Tax and Insurance Trends
Local property tax hikes or surging insurance premiums can heavily influence lease desirability. Tenants may push back against triple net leases if these costs become volatile or burdensome. In such cases, landlords may negotiate double net leases, sharing in certain risks to keep long-term tenants happy and leases sustainable.
Inflation
Inflationary environments make NNN leases more popular to investors than other net leases, particularly because of rent escalation. The caveat is that tenants are less likely to enter this lease structure due to the volatile costs of goods and services.
Supply and Demand
The supply and demand for commercial properties for rent also affect net lease appeal. In environments with high demand and low vacancy rates, investors tend to prefer NNN leases since tenants are more likely to stay for the long term. Meanwhile, in markets with heightened supply and lowered demand, tenants prefer N or NN leases since they have more bargaining power and want fewer financial responsibilities.
Choosing the Right Lease Structure
Given the pros and cons of each net lease and how they perform under certain market conditions, it becomes apparent that each variation fits certain types of investors, especially with regard to their individual risk tolerance, income goals, and overall investment strategy.
- Single Net Lease: The N lease is ideal for those who want to remain involved with their property. Offloading taxes to the tenant provides some financial relief while you continue direct oversight of property management, insurance coverage, and maintenance needs.
- Double Net Lease: This arrangement creates the perfect middle ground for an investor who still wants some involvement over their asset while avoiding as much financial burden as possible.
- Triple Net Lease: The NNN lease is ideal for investors who want a truly passive income stream. Since tenants cover nearly all expenses, landlords enjoy a more predictable return.
In summary, there is no one-size-fits-all net lease structure. You must carefully consider your desired level of control, risk exposure, and long-term stability.

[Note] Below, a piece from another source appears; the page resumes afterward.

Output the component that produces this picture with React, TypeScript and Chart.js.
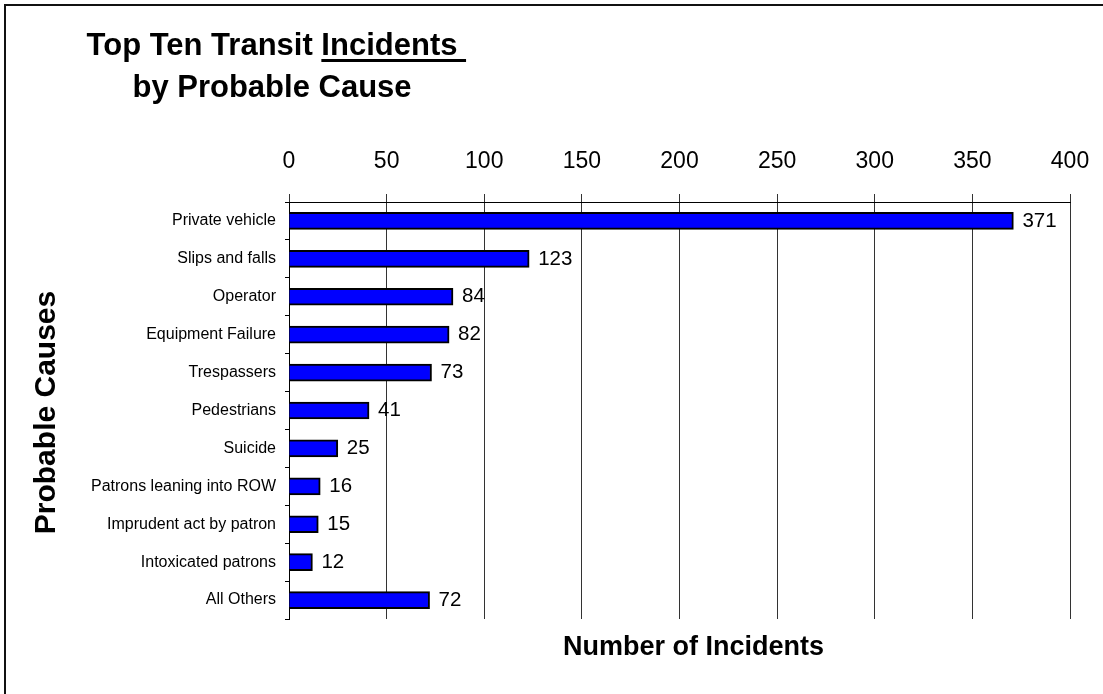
import React, { useEffect, useRef } from "react";
import { Chart, registerables } from "chart.js";

Chart.register(...registerables);

const categories: string[] = [
  "Private vehicle",
  "Slips and falls",
  "Operator",
  "Equipment Failure",
  "Trespassers",
  "Pedestrians",
  "Suicide",
  "Patrons leaning into ROW",
  "Imprudent act by patron",
  "Intoxicated patrons",
  "All Others",
];
const incidents: number[] = [371, 123, 84, 82, 73, 41, 25, 16, 15, 12, 72];
const titleLine1Plain = "Top Ten Transit ";
const titleLine1Underlined = "Incidents";
const titleLine2 = "by Probable Cause";
const xAxisTitle = "Number of Incidents";
const yAxisTitle = "Probable Causes";

const FONT = "'Liberation Sans', Arial, Helvetica, sans-serif";

const decorPlugin = {
  id: "decor",
  afterDatasetsDraw(chart: any) {
    const ctx = chart.ctx;
    const meta = chart.getDatasetMeta(0);
    ctx.save();
    ctx.fillStyle = "#000";
    ctx.font = `20.5px ${FONT}`;
    ctx.textAlign = "left";
    ctx.textBaseline = "middle";
    meta.data.forEach((bar: any, i: number) => {
      ctx.fillText(String(incidents[i]), bar.x + 9, bar.y);
    });
    ctx.restore();
  },
  afterDraw(chart: any) {
    const ctx = chart.ctx;
    const area = chart.chartArea;
    ctx.save();
    // frame lines (top & left)
    ctx.fillStyle = "#111";
    ctx.fillRect(4, 4, 2, chart.height - 4);
    ctx.fillRect(4, 4, chart.width - 4, 2);

    // title
    ctx.fillStyle = "#000";
    ctx.font = `bold 31px ${FONT}`;
    ctx.textBaseline = "alphabetic";
    ctx.textAlign = "left";
    const cx = 272;
    const full = titleLine1Plain + titleLine1Underlined;
    const w = ctx.measureText(full).width;
    const left = cx - w / 2;
    ctx.fillText(full, left, 55);
    const uStart = left + ctx.measureText(titleLine1Plain).width;
    const uEnd = uStart + ctx.measureText(titleLine1Underlined + " ").width;
    ctx.fillRect(uStart, 59, uEnd - uStart, 3);
    ctx.textAlign = "center";
    ctx.fillText(titleLine2, cx, 97);

    // x axis title (bottom)
    ctx.font = `bold 27px ${FONT}`;
    ctx.textBaseline = "middle";
    ctx.textAlign = "center";
    ctx.fillText(xAxisTitle, (area.left + area.right) / 2 + 14, 648);

    // y axis title
    ctx.font = `bold 30px ${FONT}`;
    ctx.translate(47, (area.top + area.bottom) / 2 + 2);
    ctx.rotate(-Math.PI / 2);
    ctx.fillText(yAxisTitle, 0, 0);
    ctx.restore();
  },
};

export default function App() {
  const ref = useRef<HTMLCanvasElement | null>(null);
  useEffect(() => {
    if (!ref.current) return;
    const chart = new Chart(ref.current, {
      type: "bar",
      data: {
        labels: categories,
        datasets: [
          {
            data: incidents,
            backgroundColor: "#0000FF",
            borderColor: "#000000",
            borderWidth: 2,
            barThickness: 17,
          },
        ],
      },
      options: {
        indexAxis: "y",
        animation: false,
        responsive: false,
        maintainAspectRatio: false,
        layout: { padding: { left: 80, right: 33, top: 100, bottom: 75 } },
        plugins: {
          legend: { display: false },
          title: { display: false },
          tooltip: { enabled: false },
        },
        scales: {
          x: {
            position: "top",
            min: 0,
            max: 400,
            ticks: {
              stepSize: 50,
              color: "#000",
              padding: 19,
              font: { family: FONT, size: 23 },
              maxRotation: 0,
            },
            grid: {
              color: "#333",
              lineWidth: 1,
              tickLength: 8,
              drawTicks: true,
            },
            border: { display: true, color: "#000", width: 1 },
            afterFit(scale: any) {
              scale.height = 102;
              scale.paddingLeft = 0;
              scale.paddingRight = 0;
            },
          },
          y: {
            ticks: {
              color: "#000",
              padding: 9,
              font: { family: FONT, size: 16 },
              autoSkip: false,
            },
            grid: {
              display: true,
              drawOnChartArea: false,
              drawTicks: true,
              tickLength: 4,
              offset: true,
              color: "#000",
            },
            border: { display: true, color: "#000", width: 1 },
            afterFit(scale: any) {
              scale.width = 209;
              scale.paddingTop = 0;
              scale.paddingBottom = 0;
            },
          },
        },
      },
      plugins: [decorPlugin],
    });
    return () => chart.destroy();
  }, []);
  return (
    <div style={{ position: "fixed", left: 0, top: 0, width: 1103, height: 694, background: "#fff" }}>
      <canvas ref={ref} width={1103} height={694} style={{ display: "block" }} />
    </div>
  );
}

Acquiring a Net Lease Property Through 1031 Exchanges
Net lease properties can be acquired through various methods, with direct property ownership as the most straightforward option. A 1031 exchange is a kind of tax-advantaged transaction you can use to enter a net lease property. If you already own an asset that’s held for investment or business use, then you can swap that for a net lease property and defer capital gains taxes.
The traditional 1031 exchange results in direct ownership. However, there are variations to this transaction that can help you access commercial real estate through indirect ownership. One method is the aforementioned DST, which is eligible for 1031 exchanges. You acquire beneficial interests in the DST from the sale of your relinquished property, and you earn monthly income proportional to these interests.
One additional benefit of DSTs is that they allow you to access income from NNN properties, which are usually out of reach for small-time investors, given the high upfront costs. DSTs pool money from several investors, allowing them to create a portfolio of institutional-grade assets that may include an NNN property.
Wrapping Up: Comparing the Three Types of Single-Tenant Net Leases
Single, double, and triple net leases each have distinct features, advantages, and trade-offs that investors must understand before committing to a net lease investment. From the modest financial relief of N leases to the hands-off involvement offered by NNN leases, each structure presents benefits that make it appealing to certain types of investors. Careful evaluation of these characteristics, particularly their impact on your risk exposure and long-term goals, is crucial to increasing the chances of success.